ARTICLE
St+art India Foundation
Founded in 2014 by Arjun Bahl, Hanif Kureshi, Giulia Ambrogi, Akshat Nauriyal and Thanish Thomas, St+art India Foundation is a not-for-profit organisation that creates art projects in urban public spaces with the aim of making art accessible to a wider audience beyond conventional museum and gallery spaces, allowing viewers a chance to reimagine public spaces. Their projects include murals, street art and experimental public art installations in residential spaces, including slums, urban villages and bus and metro stations.

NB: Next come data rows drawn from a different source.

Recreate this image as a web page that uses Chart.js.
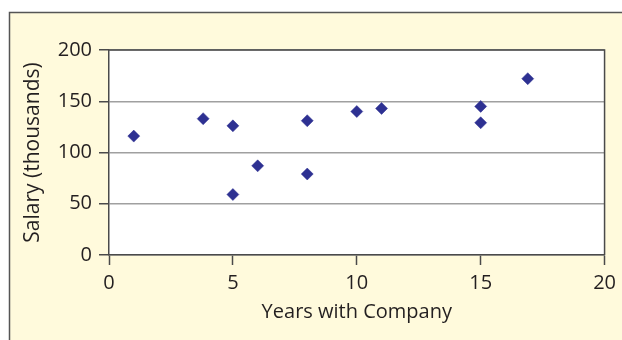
<!DOCTYPE html>
<html>
<head>
<meta charset="utf-8">
<script src="https://cdn.jsdelivr.net/npm/chart.js@4/dist/chart.umd.min.js"></script>
<style>
    html, body { margin: 0; padding: 0; background: #fff; }
    #wrap { width: 622px; height: 340px; position: relative; }
</style>
</head>
<body>
<div id="wrap"><canvas id="chart" width="622" height="340"></canvas></div>
<script>
// years with company vs salary (thousands)
const years = [1, 3.8, 5, 5, 6, 8, 8, 10, 11, 15, 15, 16.9];
const salary = [116, 133, 126, 59, 87, 131, 79, 140, 143, 145, 129, 172];
const xTicks = [0, 5, 10, 15, 20];
const yTicks = [0, 50, 100, 150, 200];

const textColor = '#231f20';
const axisColor = '#4a4a4a';
const fontFamily = '"Open Sans", "Noto Sans", sans-serif';

const frame = {
    id: 'frame',
    beforeDraw(chart) {
        const ctx = chart.ctx;
        const a = chart.chartArea;
        ctx.save();
        ctx.fillStyle = '#fff';
        ctx.fillRect(0, 0, chart.width, chart.height);
        ctx.fillStyle = '#fffadc';
        ctx.fillRect(10, 13, chart.width - 10, chart.height - 13);
        ctx.strokeStyle = '#555';
        ctx.lineWidth = 1.5;
        ctx.beginPath();
        ctx.moveTo(9.5, chart.height);
        ctx.lineTo(9.5, 12.5);
        ctx.lineTo(chart.width, 12.5);
        ctx.stroke();
        ctx.fillStyle = '#fff';
        ctx.fillRect(a.left, a.top, a.right - a.left, a.bottom - a.top);
        ctx.restore();
    },
    afterDatasetsDraw(chart) {
        const ctx = chart.ctx;
        const a = chart.chartArea;
        ctx.save();
        ctx.strokeStyle = axisColor;
        ctx.lineWidth = 1.5;
        ctx.beginPath();
        ctx.moveTo(a.left, a.top);
        ctx.lineTo(a.right, a.top);
        ctx.lineTo(a.right, a.bottom);
        ctx.stroke();
        ctx.restore();
    }
};

const ctx = document.getElementById('chart').getContext('2d');
new Chart(ctx, {
    type: 'scatter',
    data: {
        datasets: [{
            data: years.map((x, i) => ({ x: x, y: salary[i] })),
            pointStyle: 'rectRot',
            pointRadius: 6,
            backgroundColor: '#2e3192',
            borderColor: '#2e3192',
            borderWidth: 0.5
        }]
    },
    options: {
        responsive: false,
        animation: false,
        layout: { padding: { top: 50, right: 17, left: 0, bottom: 0 } },
        plugins: { legend: { display: false }, tooltip: { enabled: false } },
        scales: {
            x: {
                type: 'linear',
                min: 0,
                max: 20,
                afterBuildTicks: s => { s.ticks = xTicks.map(v => ({ value: v })); },
                afterFit: s => { s.height = 85; },
                grid: { drawOnChartArea: false, tickLength: 10, tickColor: axisColor, tickWidth: 1.5 },
                border: { color: axisColor, width: 1.5 },
                ticks: { color: textColor, padding: 6, font: { family: fontFamily, size: 20 } },
                title: {
                    display: true,
                    text: 'Years with Company',
                    color: textColor,
                    font: { family: fontFamily, size: 20 },
                    padding: { top: 0, bottom: 16 }
                }
            },
            y: {
                min: 0,
                max: 200,
                afterBuildTicks: s => { s.ticks = yTicks.map(v => ({ value: v })); },
                afterFit: s => { s.width = 109; },
                grid: { color: '#a0a0a0', lineWidth: 1.5, tickLength: 10, tickColor: axisColor, tickWidth: 1.5 },
                border: { color: axisColor, width: 1.5 },
                ticks: { color: textColor, padding: 7, font: { family: fontFamily, size: 20 } },
                title: {
                    display: true,
                    text: 'Salary (thousands)',
                    color: textColor,
                    font: { family: fontFamily, size: 21 },
                    padding: { top: 20, bottom: 0 }
                }
            }
        }
    },
    plugins: [frame]
});
</script>
</body>
</html>
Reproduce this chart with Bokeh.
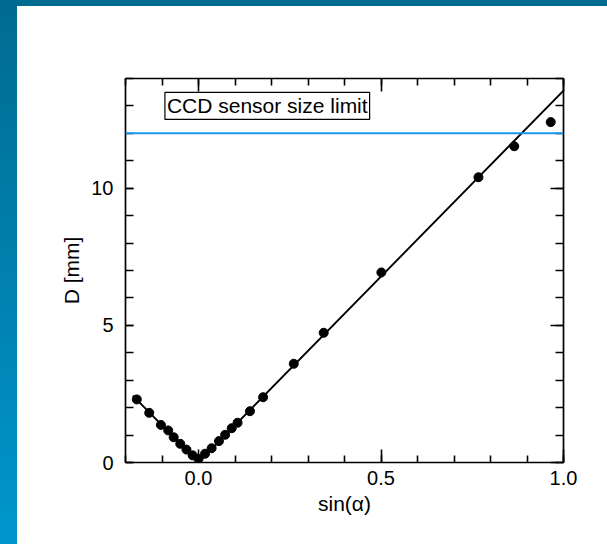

St+art brings together artists with common interests in public art on projects involving themes ranging from climate change and queer rights to Indian mythology and the everyday lives of common people. The organisation aims to build a direct connection with local communities through outreach and partnerships. When a site is chosen, St+art reaches out to the owners or residents of particular buildings to seek their permission for the work. It also reaches out to consulates and embassies of countries including Germany, Switzerland, Poland and Singapore to seek financial support and opportunities to collaborate with international artists. More broadly, it is dedicated to changing the negative connotations associated with street art and graffiti. Unlike most such works – which are considered vandalism and removed by authorities – St+art’s murals on government buildings have a more permanent standing and represent a first-of-its-kind engagement with the authorities.
St+art’s first project was a set of wall murals at Shahpur Jat, an urban village in Delhi. The same year, the organisation collaborated with German graffiti and street artist Hendrik Beikirch and Anpu Varkey to make a mural of MK Gandhi at the Delhi Police Headquarters; at 48 metres, it is India’s tallest mural. St+art also commissioned a mural of Dadasaheb Phalke on the MTNL Building in Bandra, Mumbai, the same year, which measures nearly 36 metres in height and 46 metres in width. In 2015, they turned Delhi’s Lodhi Colony — a government housing estate built in the late-1940s — into India’s first public art district, followed closely by more art districts at MS Maqta in Hyderabad, the clusters of Mahim East and Dharavi in Mumbai and Panjim in Goa.
Other experimental murals by St+art India include their Art Stations project, which aims to turn bus and metro stations into sites of public art, placing daily commuters as the audience. Besides murals and graffiti, the organisation has installed typographical sculptures created by Rocky (Hitesh Malaviya) and Hanif Kureshi across various metropolitan cities. These feature the word “love” in the regional script (such as Devanagari), alongside the name of the city in which the installation is situated, written in English.
The organisation has actively participated in art events such as the Serendipity Arts Festival. It also organises the St+art Festival, which features several site-specific art installations, such as a crochet installation by New York-based Polish artist Olek on the walls of a rain basera (government-supported night shelters for the homeless) as part of the St+art Delhi festival in 2015 that aimed to highlight the plight of the city’s homeless population. In the Mumbai edition of the St+art Festival 2017, the organisation converted the 142-year-old space of Sassoon Dock into an Urban Contemporary Art exhibition, featuring site-specific installations and murals by thirty Indian and international artists, and conducting screenings, talks and curated tours in one of the abandoned warehouses. The festival attracted around forty thousand visitors from among the local fisherfolk communities.
St+art’s work has been funded and supported by a variety of institutions, including public government bodies such as the Municipal Corporation of Delhi and the Central Public Works Department, as well as private corporations such as Asian Paints, which also supplies the paints for St+art’s work.
At the time of writing, they have a footprint in twenty Indian cities, including Delhi, Mumbai, Bengaluru, Hyderabad and Chennai, and have covered 375 walls in collaboration with over 326 artists. They have also organised twenty-one festivals and six exhibitions on public art across India.